- Work instructions -
Print the listing from its top line through the line containing "const basePrice = 1.0001;", nothing more, and leave out the pictures.

- Collected data -
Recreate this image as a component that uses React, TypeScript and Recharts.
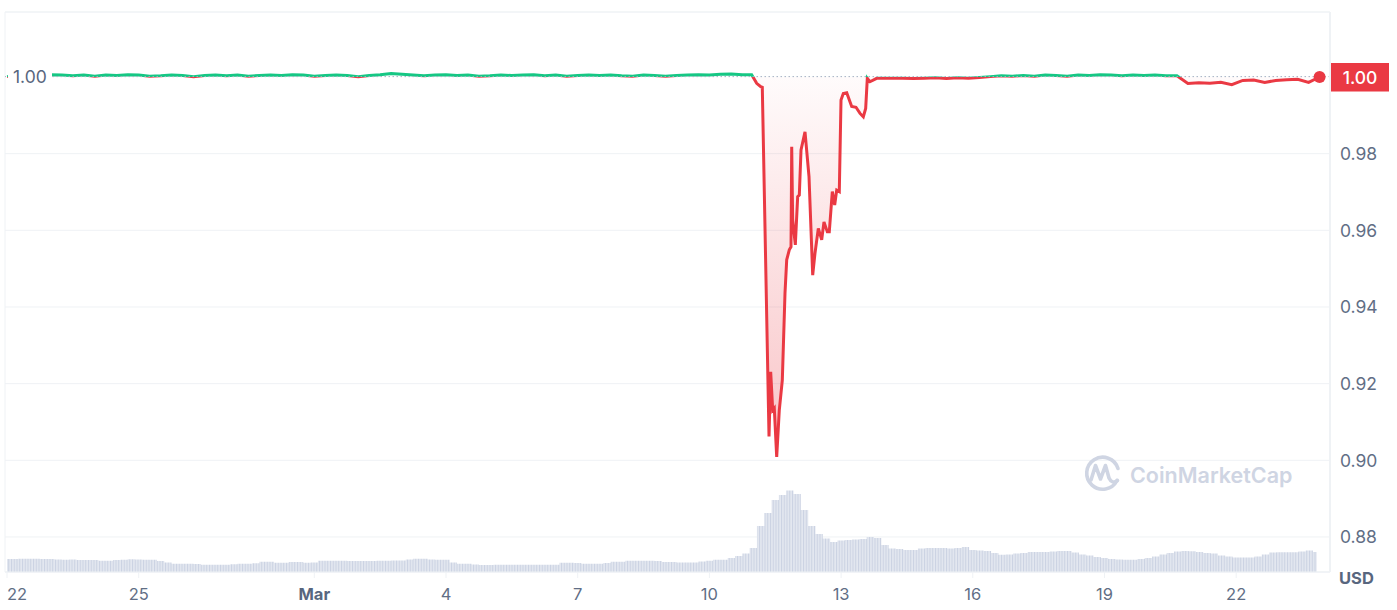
import React from "react";
import {
  ComposedChart,
  Area,
  XAxis,
  YAxis,
  CartesianGrid,
  ReferenceLine,
  ReferenceDot,
  ReferenceArea,
} from "recharts";

const RED = "#ea3943";
const GREEN = "#16c784";
const TEXT = "#616e85";
const LINE = "#eff2f5";
const FONT = "Inter, 'Noto Sans', sans-serif";

// x is measured in days since Feb 22, 00:00
const xTicks = [0, 3, 7, 10, 13, 16, 19, 22, 25, 28];
const xTickLabels = ["22", "25", "Mar", "4", "7", "10", "13", "16", "19", "22"];
const yTicks = [0.88, 0.9, 0.92, 0.94, 0.96, 0.98];

const X_MIN = -0.046;
const X_MAX = 30.137;
const Y_MIN = 0.87086;
const Y_MAX = 1.01696;

const basePrice = 1.0001;

// every 6h from Feb 22 00:00
const preDepegPrices = [
  1.0001, 1.0004, 1.0005, 1.0002, 1.0006, 1.0005, 1.0003, 1.0005, 1.0002, 1.0005,
  1.0004, 1.0006, 1.0005, 1.0002, 1.0003, 1.0005, 1.0004, 1.0001, 1.0004, 1.0005,
  1.0003, 1.0005, 1.0002, 1.0004, 1.0005, 1.0004, 1.0006, 1.0005, 1.0002, 1.0004,
  1.0005, 1.0004, 1.0001, 1.0004, 1.0006, 1.0009, 1.0007, 1.0005, 1.0003, 1.0005,
  1.0006, 1.0004, 1.0005, 1.0002, 1.0003, 1.0005, 1.0004, 1.0005, 1.0006, 1.0003,
  1.0005, 1.0002, 1.0004, 1.0005, 1.0004, 1.0005, 1.0003, 1.0002, 1.0005, 1.0004,
  1.0002, 1.0004, 1.0005, 1.0006, 1.0005, 1.0007, 1.0008, 1.0006,
];

// Mar 10 evening -> Mar 14 (irregular samples)
const depegTimes = [
  16.963, 17.077, 17.169, 17.205, 17.358, 17.396, 17.442, 17.478, 17.533, 17.592,
  17.661, 17.722, 17.761, 17.82, 17.859, 17.875, 17.897, 17.957, 18.011, 18.048,
  18.087, 18.178, 18.269, 18.353, 18.405, 18.481, 18.558, 18.61, 18.686, 18.731,
  18.8, 18.854, 18.9, 18.959, 18.998, 19.05, 19.128, 19.241, 19.339, 19.431,
  19.506, 19.56, 19.597, 19.658, 19.811, 20.114,
];
const depegPrices = [
  1.0006, 0.99836, 0.99747, 0.99731, 0.9062, 0.9231, 0.9131, 0.9136, 0.9009, 0.9131,
  0.9209, 0.9436, 0.9523, 0.9549, 0.9557, 0.9818, 0.9627, 0.9562, 0.9688, 0.9692,
  0.981, 0.9857, 0.974, 0.9483, 0.954, 0.9605, 0.9575, 0.9622, 0.9596, 0.9596,
  0.9701, 0.9666, 0.9705, 0.9701, 0.994, 0.9957, 0.9959, 0.9923, 0.9921, 0.9905,
  0.9896, 0.9918, 0.99966, 0.99877, 0.99966, 0.99966,
];

// every 6h from day 20.4
const recoveryStart = 20.4;
const recoveryPrices = [
  0.9997, 0.9996, 0.9997, 0.9998, 0.9996, 0.9998, 0.9997, 0.9999, 1.0001, 1.0003,
  1.0002, 1.0004, 1.0002, 1.0005, 1.0004, 1.0002, 1.0005, 1.0004, 1.0006, 1.0005,
  1.0003, 1.0005, 1.0004, 1.0005, 1.0003, 1.0003, 0.9983, 0.9985, 0.9984, 0.9986,
  0.998, 0.9991, 0.9992, 0.9986, 0.9991, 0.9993, 0.9994, 0.9986, 1.0,
];

// trading volume, every 4h from Feb 22 00:00
const volume = [
  13, 13, 13.3, 13.3, 13.3, 13, 13, 12.5, 12.3, 12.5,
  12, 12, 12, 11.3, 11.3, 12, 12.3, 12.8, 12.5, 12.3,
  12.3, 11, 9.5, 8.3, 8.3, 8.3, 8, 7.3, 7.3, 7.3,
  7.3, 7.8, 8.3, 8.3, 8.8, 10.3, 10.3, 9.3, 9.3, 10,
  10, 9.3, 9.5, 11.3, 11.3, 11.3, 11.3, 11, 11, 11,
  11, 11.3, 11.3, 11.5, 11.5, 12.5, 13.3, 13.3, 12.5, 12.3,
  12.3, 9.5, 8.3, 8.3, 7.5, 7, 7, 7.3, 7.3, 7.3,
  7.3, 7.3, 7.3, 7.3, 7.3, 7.3, 9.3, 9.3, 9, 8.3,
  8.3, 8.3, 9, 10.3, 10.3, 11.3, 11.3, 11.3, 11.3, 11,
  10, 10, 9.5, 9.5, 9.5, 10.5, 11.3, 12.3, 12.3, 14,
  16, 18.5, 24, 46, 59, 72, 77, 81.5, 78, 62,
  46, 38, 33.5, 30, 31.5, 32, 32.5, 33, 35, 34,
  27, 23.5, 23, 22, 22, 23.5, 24, 24, 24, 23.5,
  24, 25, 22, 21.5, 21, 19, 17.3, 17.5, 18.5, 19,
  20, 20, 20, 20.5, 21, 21, 19.5, 17.5, 16.5, 15,
  14, 13, 12.5, 12.3, 12.3, 13, 14, 15.5, 17.5, 19,
  20.5, 21, 20.7, 20, 19, 18.5, 16.5, 15.5, 14.5, 14.5,
  14.5, 15.5, 17.5, 19.5, 19.7, 19.7, 19.7, 20.5, 21.5, 20,
];

const priceData = [
  ...preDepegPrices.map((p, i) => ({ t: i * 0.25, p })),
  ...depegTimes.map((t, i) => ({ t, p: depegPrices[i] })),
  ...recoveryPrices.map((p, i) => ({ t: recoveryStart + i * 0.25, p })),
];
const volumeData = volume.map((v, i) => ({ t: i / 6, v }));

const allPrices = priceData.map((d) => d.p);
const maxP = Math.max(...allPrices);
const minP = Math.min(...allPrices);
const splitOffset = (maxP - basePrice) / (maxP - minP);
const last = priceData[priceData.length - 1];

const DateTick = (props: any) => {
  const { x, y, payload } = props;
  const i = xTicks.indexOf(payload.value);
  const isMonth = xTickLabels[i] === "Mar";
  return (
    <text
      x={x}
      y={y + 19.5}
      textAnchor={i === 0 ? "start" : "middle"}
      fontSize={16.5}
      fontFamily={FONT}
      fontWeight={isMonth ? 700 : 400}
      fill={isMonth ? "#58667e" : TEXT}
    >
      {xTickLabels[i]}
    </text>
  );
};

const BaseLabel = (props: any) => {
  const { viewBox } = props;
  return (
    <g>
      <rect x={viewBox.x + 3} y={viewBox.y - 11} width={44} height={22} fill="#fff" />
      <text x={viewBox.x + 8} y={viewBox.y + 6.5} fontSize={17.5} fontFamily={FONT} fill="#58667e">
        {basePrice.toFixed(2)}
      </text>
    </g>
  );
};

const PriceBadge = (props: any) => {
  const { viewBox } = props;
  const right = viewBox.x + viewBox.width;
  return (
    <g>
      <rect x={right} y={viewBox.y - 14} width={59} height={28.5} fill={RED} />
      <text
        x={right + 30}
        y={viewBox.y + 6.5}
        textAnchor="middle"
        fontSize={17.5}
        fontWeight={500}
        fontFamily={FONT}
        fill="#fff"
      >
        {last.p.toFixed(2)}
      </text>
    </g>
  );
};

export default function App() {
  return (
    <div style={{ position: "absolute", left: 0, top: 0, width: 1397, height: 610, background: "#fff" }}>
      <ComposedChart width={1397} height={610} margin={{ top: 12, right: 0, bottom: 0, left: 5 }}>
        <defs>
          <linearGradient id="priceStroke" x1="0" y1="0" x2="0" y2="1">
            <stop offset={0} stopColor={GREEN} />
            <stop offset={splitOffset} stopColor={GREEN} />
            <stop offset={splitOffset} stopColor={RED} />
            <stop offset={1} stopColor={RED} />
          </linearGradient>
          <linearGradient id="priceFill" x1="0" y1="0" x2="0" y2="1">
            <stop offset={0} stopColor={GREEN} stopOpacity={0.1} />
            <stop offset={splitOffset} stopColor={GREEN} stopOpacity={0.03} />
            <stop offset={splitOffset} stopColor={RED} stopOpacity={0.02} />
            <stop offset={1} stopColor={RED} stopOpacity={0.3} />
          </linearGradient>
          <pattern id="volStripes" patternUnits="userSpaceOnUse" width={2.75} height={10}>
            <rect width={2.75} height={10} fill="#e3e7f0" />
            <rect width={1} height={10} fill="#cbd2e2" />
          </pattern>
        </defs>
        <CartesianGrid yAxisId="price" vertical={false} stroke={LINE} />
        <ReferenceArea
          yAxisId="price"
          x1={X_MIN}
          x2={X_MAX}
          y1={Y_MIN}
          y2={Y_MAX}
          fill="none"
          stroke={LINE}
        />
        <XAxis
          dataKey="t"
          type="number"
          domain={[X_MIN, X_MAX]}
          ticks={xTicks}
          interval={0}
          allowDataOverflow
          height={38}
          tickSize={6}
          tickLine={{ stroke: LINE }}
          axisLine={{ stroke: LINE }}
          tick={<DateTick />}
        />
        <YAxis
          yAxisId="price"
          orientation="right"
          domain={[Y_MIN, Y_MAX]}
          ticks={yTicks}
          allowDataOverflow
          width={67}
          tickLine={false}
          tickMargin={4}
          axisLine={{ stroke: LINE, strokeWidth: 2 }}
          tickFormatter={(v: number) => v.toFixed(2)}
          tick={{ fontSize: 17.5, fill: TEXT, fontFamily: FONT }}
        />
        <YAxis yAxisId="vol" hide domain={[0, 560]} allowDataOverflow />
        <Area
          yAxisId="vol"
          data={volumeData}
          dataKey="v"
          type="step"
          stroke="none"
          fill="url(#volStripes)"
          fillOpacity={1}
          isAnimationActive={false}
          activeDot={false}
        />
        <ReferenceLine
          yAxisId="price"
          y={basePrice}
          stroke="#a6b0c3"
          strokeDasharray="1.5 2.5"
        />
        <Area
          yAxisId="price"
          data={priceData}
          dataKey="p"
          type="linear"
          baseValue={basePrice}
          stroke="url(#priceStroke)"
          strokeWidth={3}
          fill="url(#priceFill)"
          fillOpacity={1}
          dot={false}
          activeDot={false}
          isAnimationActive={false}
        />
        <ReferenceLine yAxisId="price" y={basePrice} stroke="none" label={<BaseLabel />} />
        <ReferenceLine yAxisId="price" y={last.p} stroke="none" label={<PriceBadge />} />
        <ReferenceDot yAxisId="price" x={last.t} y={last.p} r={6} fill={RED} stroke="none" />
      </ComposedChart>
      <svg
        width={1397}
        height={610}
        style={{ position: "absolute", left: 0, top: 0, pointerEvents: "none" }}
      >
        <text x={1339} y={584} fontSize={16.5} fontWeight={700} fontFamily={FONT} fill="#58667e">
          USD
        </text>
        <g stroke="#cfd5e3" strokeWidth={3.6} fill="none" strokeLinecap="round" strokeLinejoin="round">
          <path d="M 1117 480.5 A 16 16 0 1 1 1118 468.5" />
          <path d="M 1091 480 L 1095.5 465.5 L 1100.5 479 L 1105.5 465.5 L 1109 478 Q 1112 484.5 1117.5 480.5" />
        </g>
        <text x={1130} y={483} fontSize={21.5} fontWeight={600} fontFamily={FONT} fill="#cfd5e3">
          CoinMarketCap
        </text>
      </svg>
    </div>
  );
}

- Answer to this task -
Recreate this image as a component that uses React, TypeScript and Recharts.
import React from "react";
import {
  ComposedChart,
  Area,
  XAxis,
  YAxis,
  CartesianGrid,
  ReferenceLine,
  ReferenceDot,
  ReferenceArea,
} from "recharts";

const RED = "#ea3943";
const GREEN = "#16c784";
const TEXT = "#616e85";
const LINE = "#eff2f5";
const FONT = "Inter, 'Noto Sans', sans-serif";

// x is measured in days since Feb 22, 00:00
const xTicks = [0, 3, 7, 10, 13, 16, 19, 22, 25, 28];
const xTickLabels = ["22", "25", "Mar", "4", "7", "10", "13", "16", "19", "22"];
const yTicks = [0.88, 0.9, 0.92, 0.94, 0.96, 0.98];

const X_MIN = -0.046;
const X_MAX = 30.137;
const Y_MIN = 0.87086;
const Y_MAX = 1.01696;

const basePrice = 1.0001;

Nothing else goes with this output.